Алиса Чэннер. Инсталляция на выставке «Краш-тест: молекулярная революция». Куратор Николя Буррио, Музей современного искусства «La Panacée-MoCo», Монпелье, Франция, 2018. Фото Аврелиан Моле. Предоставлено автором текста

Действие составляющих обозначенного властного конгломерата суммируется в стран­­ном и парадоксальном на первый взгляд сочетании консервативных идентификационных политик с транснациональным глобальным действием рынка. Универсальность рынка является как бы снятой, пропущенной, неартикулируемой. Место видимости занимают постколониальные повестки, которые производят фиктивные общности и культурные различия. Тем самым, словами философа Питера Осборна, производится современность как дизъюнктивное единство, то есть некое воображаемое спекулятивное единство различных, несводимых друг к другу темпоральностей и пространственностей. Производство этих фиктивных общностей необходимо и их элитам как домены власти, и постиндустриальному рынку, потому что культуроцентричность его повестки выводит на первый план различие культурных продуктов.

Можно назвать эту доминирующую сегодня модель республиканской, имея в виду те правоцентристские консервативно-рыночные политические партии, которые сегодня играют большую роль в мире. В США и Франции они выступают под именем республиканцев, однако схожее сочетание (нео)либерального курса в экономике с умеренно консервативной риторикой традиционалистской самоидентификации мы увидим в действиях многих крупных партий в разных странах. Здесь надо понимать, что республиканская риторика на протяжении XX века мигрировала с левого политического фланга и сегодня гораздо чаще употребляется правоцентристами и консерваторами. В Европе и США некоторые идеи и наследие республики осмыслены и включены в консервативную традицию аналогично тому, как отдельные черты советского периода в России становятся составляющими нового российского консерватизма1.

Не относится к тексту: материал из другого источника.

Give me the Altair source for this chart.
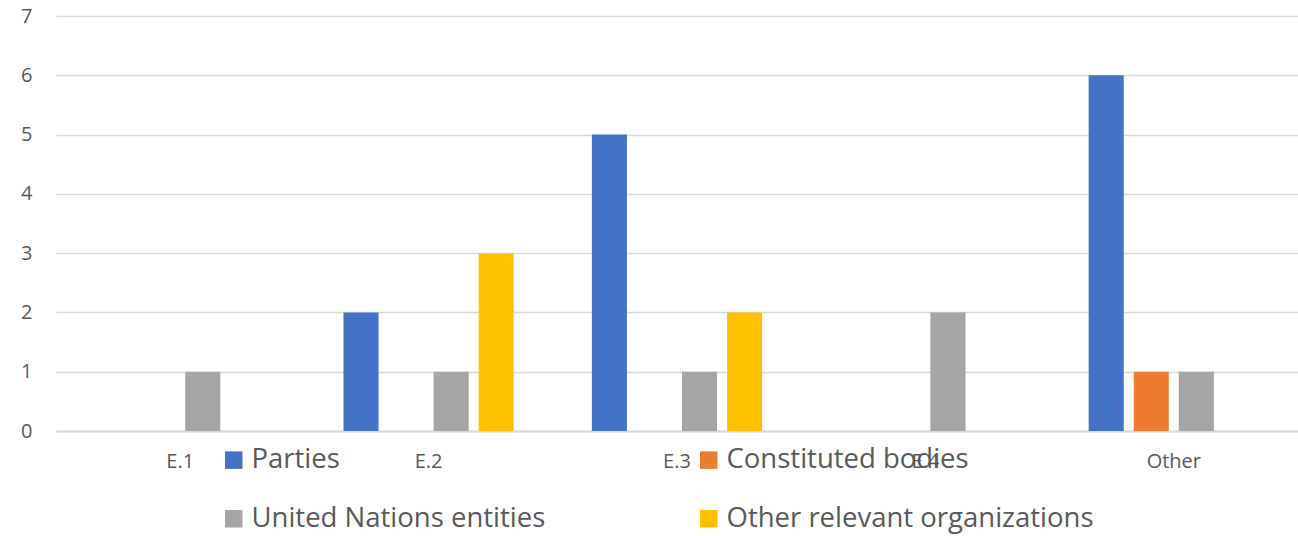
import altair as alt
import pandas as pd

categories = ["E.1", "E.2", "E.3", "E.4", "Other"]
series_names = ["Parties", "Constituted bodies", "United Nations entities", "Other relevant organizations"]
parties = [0, 2, 5, 0, 6]
constituted = [0, 0, 0, 0, 1]
un_entities = [1, 1, 1, 2, 1]
other_orgs = [0, 3, 2, 0, 0]
colors = ["#4472C4", "#ED7D31", "#A5A5A5", "#FFC000"]

rows = []
for s, vals in zip(series_names, [parties, constituted, un_entities, other_orgs]):
    for c, v in zip(categories, vals):
        rows.append({"category": c, "series": s, "value": v})
df = pd.DataFrame(rows)

FONT = "Open Sans"
TEXT = "#595959"

chart = alt.Chart(df).mark_bar().encode(
    x=alt.X("category:N", sort=categories, title=None,
            scale=alt.Scale(paddingInner=0, paddingOuter=0),
            axis=alt.Axis(labelAngle=0, labelFontSize=20, labelFont=FONT, labelColor=TEXT,
                          ticks=False, domain=True, domainColor="#D9D9D9", domainWidth=2,
                          labelPadding=20)),
    xOffset=alt.XOffset("series:N", sort=series_names,
                        scale=alt.Scale(paddingInner=0.222, paddingOuter=0.867)),
    y=alt.Y("value:Q", title=None,
            scale=alt.Scale(domain=[0, 7], nice=False),
            axis=alt.Axis(values=[0, 1, 2, 3, 4, 5, 6, 7], format="d", ticks=False, domain=False,
                          gridColor="#D9D9D9", gridWidth=1.5,
                          labelFontSize=20, labelFont=FONT, labelColor=TEXT, labelPadding=24)),
    color=alt.Color("series:N", sort=series_names,
                    scale=alt.Scale(domain=series_names, range=colors),
                    legend=alt.Legend(title=None, orient="none", legendX=164, legendY=430,
                                      padding=0, offset=0,
                                      columns=2, direction="horizontal",
                                      symbolType="square", symbolSize=306, symbolStrokeWidth=0,
                                      labelFont=FONT, labelFontSize=27.5, labelColor=TEXT,
                                      labelLimit=600, labelOffset=4,
                                      columnPadding=149, rowPadding=30)),
).properties(
    width=1242, height=415,
    autosize=alt.AutoSizeParams(type="none"),
    padding={"left": 56, "top": 16, "right": 0, "bottom": 105},
).configure_view(stroke=None)

chart.save("out.html", embed_options={"renderer": "svg", "actions": False})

Утопический регулятор рынка и умеренно консервативная культурная повестка совместными усилиями размывают и демонтируют социально-ориентированные общественные структуры, выстроенные прежде. Возникающая в результате социал-дарвинистская этика приводит к «естественному» господству «сильных» и «достойных». В искусстве и музейной сфере это ведет к возрастанию роли коллекционеров. Рынок в новом миссионерстве таких антрепренеров и коллекционеров, как Стефан Симкович, выступает неким горизонтальным хаотично-ризоматическим регулятором. Он пытается сбросить с пьедестала прежние дискурсивно-ориентированные институции, утверждая, что несет с собой новую энтропийную справедливость самоорганизующегося сообщества любителей искусства.

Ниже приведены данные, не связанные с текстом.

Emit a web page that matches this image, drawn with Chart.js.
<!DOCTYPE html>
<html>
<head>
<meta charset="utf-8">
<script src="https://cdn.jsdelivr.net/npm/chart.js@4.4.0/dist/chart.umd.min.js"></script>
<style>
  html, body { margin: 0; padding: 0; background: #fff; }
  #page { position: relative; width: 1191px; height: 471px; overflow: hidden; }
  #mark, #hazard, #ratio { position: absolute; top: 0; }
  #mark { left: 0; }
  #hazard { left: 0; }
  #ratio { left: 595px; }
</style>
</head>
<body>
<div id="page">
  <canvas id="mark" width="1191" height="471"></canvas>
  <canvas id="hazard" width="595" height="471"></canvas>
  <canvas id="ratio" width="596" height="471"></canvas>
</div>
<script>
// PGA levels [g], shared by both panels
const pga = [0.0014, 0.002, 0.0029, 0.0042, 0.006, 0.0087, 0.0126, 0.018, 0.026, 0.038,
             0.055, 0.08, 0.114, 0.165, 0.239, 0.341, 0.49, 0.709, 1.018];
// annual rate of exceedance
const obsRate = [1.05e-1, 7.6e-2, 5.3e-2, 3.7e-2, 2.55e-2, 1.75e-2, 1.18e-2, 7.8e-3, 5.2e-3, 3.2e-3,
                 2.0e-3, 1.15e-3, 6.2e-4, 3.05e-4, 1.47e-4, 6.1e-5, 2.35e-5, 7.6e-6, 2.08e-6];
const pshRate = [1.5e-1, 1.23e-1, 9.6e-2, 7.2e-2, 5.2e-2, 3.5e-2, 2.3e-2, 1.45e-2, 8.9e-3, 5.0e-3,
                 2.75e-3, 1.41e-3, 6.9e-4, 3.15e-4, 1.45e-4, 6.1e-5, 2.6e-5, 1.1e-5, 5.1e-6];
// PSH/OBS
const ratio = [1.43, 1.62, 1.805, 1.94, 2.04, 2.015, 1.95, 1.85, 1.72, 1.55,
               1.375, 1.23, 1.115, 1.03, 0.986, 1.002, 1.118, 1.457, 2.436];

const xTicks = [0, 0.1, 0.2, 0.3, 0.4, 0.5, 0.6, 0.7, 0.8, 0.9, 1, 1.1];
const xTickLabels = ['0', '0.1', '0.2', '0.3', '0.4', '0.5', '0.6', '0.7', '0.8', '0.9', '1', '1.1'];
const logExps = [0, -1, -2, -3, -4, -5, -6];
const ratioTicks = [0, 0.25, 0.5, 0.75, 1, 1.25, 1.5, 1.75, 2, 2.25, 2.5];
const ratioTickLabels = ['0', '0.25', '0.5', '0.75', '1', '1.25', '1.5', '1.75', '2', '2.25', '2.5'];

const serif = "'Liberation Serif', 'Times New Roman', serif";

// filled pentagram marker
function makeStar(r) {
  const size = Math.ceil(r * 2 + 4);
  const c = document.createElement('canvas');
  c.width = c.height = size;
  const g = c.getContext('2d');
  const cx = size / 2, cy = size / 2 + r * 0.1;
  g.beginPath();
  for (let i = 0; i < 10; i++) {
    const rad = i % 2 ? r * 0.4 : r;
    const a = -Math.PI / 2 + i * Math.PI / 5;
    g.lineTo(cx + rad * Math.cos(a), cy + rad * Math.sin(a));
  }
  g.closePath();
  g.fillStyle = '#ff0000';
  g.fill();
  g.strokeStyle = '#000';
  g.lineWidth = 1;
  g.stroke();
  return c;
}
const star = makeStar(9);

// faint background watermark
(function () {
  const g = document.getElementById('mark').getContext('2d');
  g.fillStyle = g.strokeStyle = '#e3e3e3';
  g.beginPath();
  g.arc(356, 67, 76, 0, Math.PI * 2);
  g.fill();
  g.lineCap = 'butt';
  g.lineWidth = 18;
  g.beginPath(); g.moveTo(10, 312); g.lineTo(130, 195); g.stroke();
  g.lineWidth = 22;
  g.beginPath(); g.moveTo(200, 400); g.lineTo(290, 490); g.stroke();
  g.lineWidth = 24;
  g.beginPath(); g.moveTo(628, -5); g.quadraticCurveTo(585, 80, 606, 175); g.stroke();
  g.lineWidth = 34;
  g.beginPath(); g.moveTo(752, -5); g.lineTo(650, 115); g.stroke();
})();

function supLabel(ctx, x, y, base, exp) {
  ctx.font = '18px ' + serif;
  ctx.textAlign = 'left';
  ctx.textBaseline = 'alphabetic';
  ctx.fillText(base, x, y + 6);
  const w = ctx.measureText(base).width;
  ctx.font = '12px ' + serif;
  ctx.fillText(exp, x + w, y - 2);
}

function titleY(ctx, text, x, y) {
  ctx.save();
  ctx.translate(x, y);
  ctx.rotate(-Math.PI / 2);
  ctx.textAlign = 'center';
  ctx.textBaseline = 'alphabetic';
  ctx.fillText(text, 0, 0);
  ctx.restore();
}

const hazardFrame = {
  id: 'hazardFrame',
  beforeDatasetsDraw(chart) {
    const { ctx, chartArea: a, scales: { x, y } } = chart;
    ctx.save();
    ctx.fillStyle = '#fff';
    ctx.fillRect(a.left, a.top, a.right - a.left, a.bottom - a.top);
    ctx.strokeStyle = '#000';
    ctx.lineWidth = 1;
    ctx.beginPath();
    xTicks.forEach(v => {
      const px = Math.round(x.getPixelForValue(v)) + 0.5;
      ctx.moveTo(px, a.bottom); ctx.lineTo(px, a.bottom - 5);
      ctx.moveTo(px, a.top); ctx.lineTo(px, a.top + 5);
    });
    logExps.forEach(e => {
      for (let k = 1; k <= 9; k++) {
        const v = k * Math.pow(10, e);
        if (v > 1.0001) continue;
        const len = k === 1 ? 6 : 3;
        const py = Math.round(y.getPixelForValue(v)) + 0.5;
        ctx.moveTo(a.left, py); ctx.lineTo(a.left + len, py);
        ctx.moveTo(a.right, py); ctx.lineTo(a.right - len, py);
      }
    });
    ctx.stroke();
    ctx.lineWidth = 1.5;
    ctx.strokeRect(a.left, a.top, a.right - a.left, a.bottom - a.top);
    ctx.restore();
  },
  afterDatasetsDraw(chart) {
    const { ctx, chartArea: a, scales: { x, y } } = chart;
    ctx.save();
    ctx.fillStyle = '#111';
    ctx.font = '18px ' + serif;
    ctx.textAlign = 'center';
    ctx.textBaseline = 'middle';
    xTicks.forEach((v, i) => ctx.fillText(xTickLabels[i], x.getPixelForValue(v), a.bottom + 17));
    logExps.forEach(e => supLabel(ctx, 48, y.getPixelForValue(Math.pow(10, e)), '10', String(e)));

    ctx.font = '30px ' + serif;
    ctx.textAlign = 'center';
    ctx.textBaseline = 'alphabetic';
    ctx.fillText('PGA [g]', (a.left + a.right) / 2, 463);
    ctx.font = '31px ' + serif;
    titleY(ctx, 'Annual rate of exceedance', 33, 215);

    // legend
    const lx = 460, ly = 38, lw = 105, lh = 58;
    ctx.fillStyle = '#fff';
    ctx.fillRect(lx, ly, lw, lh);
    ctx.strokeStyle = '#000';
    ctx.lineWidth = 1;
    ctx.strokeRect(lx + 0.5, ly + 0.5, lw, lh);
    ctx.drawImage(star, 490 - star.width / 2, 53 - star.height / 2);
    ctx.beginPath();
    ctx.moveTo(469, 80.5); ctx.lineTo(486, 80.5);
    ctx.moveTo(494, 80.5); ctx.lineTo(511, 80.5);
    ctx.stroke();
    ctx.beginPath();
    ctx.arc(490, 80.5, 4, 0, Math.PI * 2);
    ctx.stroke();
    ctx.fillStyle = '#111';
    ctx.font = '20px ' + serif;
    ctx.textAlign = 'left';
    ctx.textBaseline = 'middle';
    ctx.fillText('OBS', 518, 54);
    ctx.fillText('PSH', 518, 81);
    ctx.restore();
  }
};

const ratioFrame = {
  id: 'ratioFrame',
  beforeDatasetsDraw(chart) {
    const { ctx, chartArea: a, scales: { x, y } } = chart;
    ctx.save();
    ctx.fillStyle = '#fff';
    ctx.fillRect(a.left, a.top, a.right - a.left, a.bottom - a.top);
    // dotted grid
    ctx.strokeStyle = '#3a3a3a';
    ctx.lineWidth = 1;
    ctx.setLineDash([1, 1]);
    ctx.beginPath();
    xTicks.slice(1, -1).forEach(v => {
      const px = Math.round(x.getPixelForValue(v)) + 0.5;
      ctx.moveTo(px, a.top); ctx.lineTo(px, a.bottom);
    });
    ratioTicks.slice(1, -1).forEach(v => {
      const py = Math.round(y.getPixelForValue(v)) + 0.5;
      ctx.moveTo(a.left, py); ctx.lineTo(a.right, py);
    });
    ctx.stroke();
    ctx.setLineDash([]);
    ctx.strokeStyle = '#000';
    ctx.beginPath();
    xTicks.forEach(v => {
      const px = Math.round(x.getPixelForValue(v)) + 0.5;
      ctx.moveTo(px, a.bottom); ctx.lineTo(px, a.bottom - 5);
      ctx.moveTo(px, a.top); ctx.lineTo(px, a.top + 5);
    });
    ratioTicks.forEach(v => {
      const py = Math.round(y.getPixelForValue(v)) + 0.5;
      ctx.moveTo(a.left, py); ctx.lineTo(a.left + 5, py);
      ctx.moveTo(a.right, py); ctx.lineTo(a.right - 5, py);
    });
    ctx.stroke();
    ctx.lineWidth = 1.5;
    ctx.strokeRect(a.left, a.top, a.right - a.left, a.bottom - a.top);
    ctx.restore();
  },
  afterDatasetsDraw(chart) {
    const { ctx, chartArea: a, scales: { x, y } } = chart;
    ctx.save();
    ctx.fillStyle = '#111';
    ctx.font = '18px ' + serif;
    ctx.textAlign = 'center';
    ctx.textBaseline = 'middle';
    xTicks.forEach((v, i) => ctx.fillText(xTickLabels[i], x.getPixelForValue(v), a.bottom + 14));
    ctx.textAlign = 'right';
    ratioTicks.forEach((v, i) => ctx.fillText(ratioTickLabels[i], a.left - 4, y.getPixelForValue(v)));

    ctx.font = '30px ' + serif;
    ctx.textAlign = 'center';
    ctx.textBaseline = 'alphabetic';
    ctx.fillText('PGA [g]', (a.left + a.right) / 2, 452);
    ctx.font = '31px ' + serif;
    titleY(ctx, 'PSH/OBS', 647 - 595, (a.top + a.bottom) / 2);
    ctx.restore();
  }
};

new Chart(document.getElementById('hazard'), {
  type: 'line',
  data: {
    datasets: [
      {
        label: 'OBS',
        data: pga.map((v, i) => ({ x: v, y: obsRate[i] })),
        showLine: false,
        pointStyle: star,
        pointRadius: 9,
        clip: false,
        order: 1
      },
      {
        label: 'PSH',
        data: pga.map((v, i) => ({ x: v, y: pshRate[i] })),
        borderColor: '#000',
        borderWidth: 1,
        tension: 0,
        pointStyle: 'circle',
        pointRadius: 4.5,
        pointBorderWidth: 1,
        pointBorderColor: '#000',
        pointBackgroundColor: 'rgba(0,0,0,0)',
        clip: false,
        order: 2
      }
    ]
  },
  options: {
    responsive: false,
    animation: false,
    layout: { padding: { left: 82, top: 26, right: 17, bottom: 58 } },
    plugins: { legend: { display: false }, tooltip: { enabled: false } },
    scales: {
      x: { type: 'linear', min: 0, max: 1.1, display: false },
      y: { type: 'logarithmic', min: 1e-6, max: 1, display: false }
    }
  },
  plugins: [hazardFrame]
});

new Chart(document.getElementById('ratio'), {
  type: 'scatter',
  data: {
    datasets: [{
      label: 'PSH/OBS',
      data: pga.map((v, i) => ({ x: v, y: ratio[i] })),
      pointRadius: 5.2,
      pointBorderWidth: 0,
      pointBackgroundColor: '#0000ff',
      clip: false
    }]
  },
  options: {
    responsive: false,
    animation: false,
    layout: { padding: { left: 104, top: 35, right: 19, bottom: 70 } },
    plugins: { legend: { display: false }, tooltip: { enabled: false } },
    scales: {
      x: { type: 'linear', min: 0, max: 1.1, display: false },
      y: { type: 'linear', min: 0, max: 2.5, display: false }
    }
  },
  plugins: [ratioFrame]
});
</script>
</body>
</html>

В терминах Лакана, произошла замена доминирования господского и университетского дискурса на капиталистический. Ключевыми особенностями последнего является то, что 1) связи внутри него замкнуты сами на себя; 2) субъект производит различные господские означающие, то есть ведет изощренную и разнообразную идентификационную политику с целью получить от рынка и общества нужный эффект: «Субъект становится господином означающих… которые он производит и которыми обменивается»2; 3) обратная связь к субъекту приходит через воздействие объекта: произведенная прибавочная стоимость воздействует на расщепленного субъекта под видом различных объектов, словно реализуя все возможные фетишистские и анимистические фантазии.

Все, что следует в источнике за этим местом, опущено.